**Exercise directions**
Copy the lines below as they are; omit the images they contain.

**Data segment**

+---+

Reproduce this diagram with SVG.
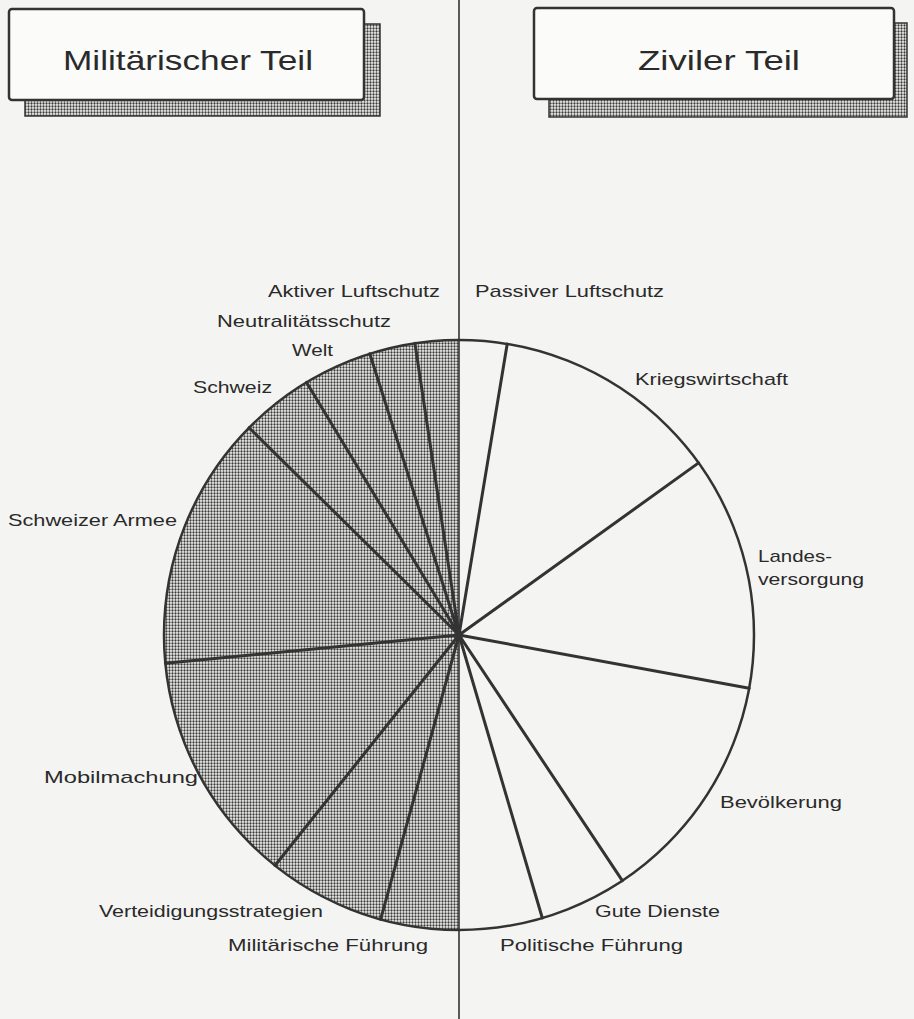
<svg xmlns="http://www.w3.org/2000/svg" width="914" height="1019" viewBox="0 0 914 1019">
<defs>
<pattern id="dots" width="3" height="3" patternUnits="userSpaceOnUse">
<rect width="3" height="3" fill="#f4f4f2"/>
<circle cx="1.5" cy="1.5" r="1.15" fill="#3a3a3a"/>
</pattern>
<style>
.lbl{font-family:"Liberation Sans",Arial,sans-serif;font-size:17px;fill:#2a2a2a}
.hdr{font-family:"Liberation Sans",Arial,sans-serif;font-size:28px;fill:#2a2a2a}
.box{fill:#fbfbfa;stroke:#333;stroke-width:2.5}
.shadow{fill:url(#dots);stroke:#333;stroke-width:1.5}
.spoke{stroke:#333;stroke-width:3;stroke-linecap:round}
</style>
</defs>
<rect width="914" height="1019" fill="#f4f4f2"/>

<g id="header-militaer">
<rect class="shadow" x="25" y="24" width="355" height="92"/>
<rect class="box" x="9" y="9" width="355" height="91" rx="3"/>
<text class="hdr" x="63" y="70" textLength="250" lengthAdjust="spacingAndGlyphs">Militärischer Teil</text>
</g>
<g id="header-zivil">
<rect class="shadow" x="549" y="23" width="358" height="94"/>
<rect class="box" x="534" y="8" width="360" height="91" rx="3"/>
<text class="hdr" x="638" y="70" textLength="162" lengthAdjust="spacingAndGlyphs">Ziviler Teil</text>
</g>

<g id="pie">
<path d="M459 340 A295 295 0 0 0 459 930 Z" fill="url(#dots)"/>
<circle cx="459" cy="635" r="295" fill="none" stroke="#333" stroke-width="2.5"/>
</g>

<g id="connectors">
<line x1="459" y1="0" x2="459" y2="1019" stroke="#333" stroke-width="1.6"/>
<line class="spoke" x1="459" y1="635" x2="507.2" y2="344"/>
<line class="spoke" x1="459" y1="635" x2="698.6" y2="462.9"/>
<line class="spoke" x1="459" y1="635" x2="749.2" y2="688.2"/>
<line class="spoke" x1="459" y1="635" x2="622.3" y2="880.7"/>
<line class="spoke" x1="459" y1="635" x2="542.3" y2="918"/>
<line class="spoke" x1="459" y1="635" x2="380.6" y2="919.4"/>
<line class="spoke" x1="459" y1="635" x2="275" y2="865.5"/>
<line class="spoke" x1="459" y1="635" x2="165.4" y2="663.3"/>
<line class="spoke" x1="459" y1="635" x2="249.1" y2="427.7"/>
<line class="spoke" x1="459" y1="635" x2="306.6" y2="382.4"/>
<line class="spoke" x1="459" y1="635" x2="369.8" y2="353.8"/>
<line class="spoke" x1="459" y1="635" x2="414.9" y2="343.3"/>
<circle cx="459" cy="635" r="4" fill="#333"/>
</g>

<g id="seg-aktiver-luftschutz"><text class="lbl" x="268" y="297" textLength="172" lengthAdjust="spacingAndGlyphs">Aktiver Luftschutz</text></g>
<g id="seg-neutralitaetsschutz"><text class="lbl" x="217" y="327" textLength="174" lengthAdjust="spacingAndGlyphs">Neutralitätsschutz</text></g>
<g id="seg-welt"><text class="lbl" x="292" y="356" textLength="41" lengthAdjust="spacingAndGlyphs">Welt</text></g>
<g id="seg-schweiz"><text class="lbl" x="193" y="393" textLength="79" lengthAdjust="spacingAndGlyphs">Schweiz</text></g>
<g id="seg-schweizer-armee"><text class="lbl" x="8" y="526" textLength="169" lengthAdjust="spacingAndGlyphs">Schweizer Armee</text></g>
<g id="seg-mobilmachung"><text class="lbl" x="44" y="783" textLength="154" lengthAdjust="spacingAndGlyphs">Mobilmachung</text></g>
<g id="seg-verteidigungsstrategien"><text class="lbl" x="99" y="917" textLength="224" lengthAdjust="spacingAndGlyphs">Verteidigungsstrategien</text></g>
<g id="seg-militaerische-fuehrung"><text class="lbl" x="228" y="951" textLength="200" lengthAdjust="spacingAndGlyphs">Militärische Führung</text></g>
<g id="seg-passiver-luftschutz"><text class="lbl" x="475" y="297" textLength="189" lengthAdjust="spacingAndGlyphs">Passiver Luftschutz</text></g>
<g id="seg-kriegswirtschaft"><text class="lbl" x="635" y="385" textLength="153" lengthAdjust="spacingAndGlyphs">Kriegswirtschaft</text></g>
<g id="seg-landesversorgung"><text class="lbl" x="758" y="562" textLength="74" lengthAdjust="spacingAndGlyphs">Landes-</text><text class="lbl" x="758" y="585" textLength="106" lengthAdjust="spacingAndGlyphs">versorgung</text></g>
<g id="seg-bevoelkerung"><text class="lbl" x="720" y="808" textLength="122" lengthAdjust="spacingAndGlyphs">Bevölkerung</text></g>
<g id="seg-gute-dienste"><text class="lbl" x="595" y="917" textLength="125" lengthAdjust="spacingAndGlyphs">Gute Dienste</text></g>
<g id="seg-politische-fuehrung"><text class="lbl" x="500" y="951" textLength="183" lengthAdjust="spacingAndGlyphs">Politische Führung</text></g>
</svg>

+---+

**Response to the exercise**
Reproduce this diagram with SVG.
<svg xmlns="http://www.w3.org/2000/svg" width="914" height="1019" viewBox="0 0 914 1019">
<defs>
<pattern id="dots" width="3" height="3" patternUnits="userSpaceOnUse">
<rect width="3" height="3" fill="#f4f4f2"/>
<circle cx="1.5" cy="1.5" r="1.15" fill="#3a3a3a"/>
</pattern>
<style>
.lbl{font-family:"Liberation Sans",Arial,sans-serif;font-size:17px;fill:#2a2a2a}
.hdr{font-family:"Liberation Sans",Arial,sans-serif;font-size:28px;fill:#2a2a2a}
.box{fill:#fbfbfa;stroke:#333;stroke-width:2.5}
.shadow{fill:url(#dots);stroke:#333;stroke-width:1.5}
.spoke{stroke:#333;stroke-width:3;stroke-linecap:round}
</style>
</defs>
<rect width="914" height="1019" fill="#f4f4f2"/>

<g id="header-militaer">
<rect class="shadow" x="25" y="24" width="355" height="92"/>
<rect class="box" x="9" y="9" width="355" height="91" rx="3"/>
<text class="hdr" x="63" y="70" textLength="250" lengthAdjust="spacingAndGlyphs">Militärischer Teil</text>
</g>
<g id="header-zivil">
<rect class="shadow" x="549" y="23" width="358" height="94"/>
<rect class="box" x="534" y="8" width="360" height="91" rx="3"/>
<text class="hdr" x="638" y="70" textLength="162" lengthAdjust="spacingAndGlyphs">Ziviler Teil</text>
</g>

<g id="pie">
<path d="M459 340 A295 295 0 0 0 459 930 Z" fill="url(#dots)"/>
<circle cx="459" cy="635" r="295" fill="none" stroke="#333" stroke-width="2.5"/>
</g>

<g id="connectors">
<line x1="459" y1="0" x2="459" y2="1019" stroke="#333" stroke-width="1.6"/>
<line class="spoke" x1="459" y1="635" x2="507.2" y2="344"/>
<line class="spoke" x1="459" y1="635" x2="698.6" y2="462.9"/>
<line class="spoke" x1="459" y1="635" x2="749.2" y2="688.2"/>
<line class="spoke" x1="459" y1="635" x2="622.3" y2="880.7"/>
<line class="spoke" x1="459" y1="635" x2="542.3" y2="918"/>
<line class="spoke" x1="459" y1="635" x2="380.6" y2="919.4"/>
<line class="spoke" x1="459" y1="635" x2="275" y2="865.5"/>
<line class="spoke" x1="459" y1="635" x2="165.4" y2="663.3"/>
<line class="spoke" x1="459" y1="635" x2="249.1" y2="427.7"/>
<line class="spoke" x1="459" y1="635" x2="306.6" y2="382.4"/>
<line class="spoke" x1="459" y1="635" x2="369.8" y2="353.8"/>
<line class="spoke" x1="459" y1="635" x2="414.9" y2="343.3"/>
<circle cx="459" cy="635" r="4" fill="#333"/>
</g>

<g id="seg-aktiver-luftschutz"><text class="lbl" x="268" y="297" textLength="172" lengthAdjust="spacingAndGlyphs">Aktiver Luftschutz</text></g>
<g id="seg-neutralitaetsschutz"><text class="lbl" x="217" y="327" textLength="174" lengthAdjust="spacingAndGlyphs">Neutralitätsschutz</text></g>
<g id="seg-welt"><text class="lbl" x="292" y="356" textLength="41" lengthAdjust="spacingAndGlyphs">Welt</text></g>
<g id="seg-schweiz"><text class="lbl" x="193" y="393" textLength="79" lengthAdjust="spacingAndGlyphs">Schweiz</text></g>
<g id="seg-schweizer-armee"><text class="lbl" x="8" y="526" textLength="169" lengthAdjust="spacingAndGlyphs">Schweizer Armee</text></g>
<g id="seg-mobilmachung"><text class="lbl" x="44" y="783" textLength="154" lengthAdjust="spacingAndGlyphs">Mobilmachung</text></g>
<g id="seg-verteidigungsstrategien"><text class="lbl" x="99" y="917" textLength="224" lengthAdjust="spacingAndGlyphs">Verteidigungsstrategien</text></g>
<g id="seg-militaerische-fuehrung"><text class="lbl" x="228" y="951" textLength="200" lengthAdjust="spacingAndGlyphs">Militärische Führung</text></g>
<g id="seg-passiver-luftschutz"><text class="lbl" x="475" y="297" textLength="189" lengthAdjust="spacingAndGlyphs">Passiver Luftschutz</text></g>
<g id="seg-kriegswirtschaft"><text class="lbl" x="635" y="385" textLength="153" lengthAdjust="spacingAndGlyphs">Kriegswirtschaft</text></g>
<g id="seg-landesversorgung"><text class="lbl" x="758" y="562" textLength="74" lengthAdjust="spacingAndGlyphs">Landes-</text><text class="lbl" x="758" y="585" textLength="106" lengthAdjust="spacingAndGlyphs">versorgung</text></g>
<g id="seg-bevoelkerung"><text class="lbl" x="720" y="808" textLength="122" lengthAdjust="spacingAndGlyphs">Bevölkerung</text></g>
<g id="seg-gute-dienste"><text class="lbl" x="595" y="917" textLength="125" lengthAdjust="spacingAndGlyphs">Gute Dienste</text></g>
<g id="seg-politische-fuehrung"><text class="lbl" x="500" y="951" textLength="183" lengthAdjust="spacingAndGlyphs">Politische Führung</text></g>
</svg>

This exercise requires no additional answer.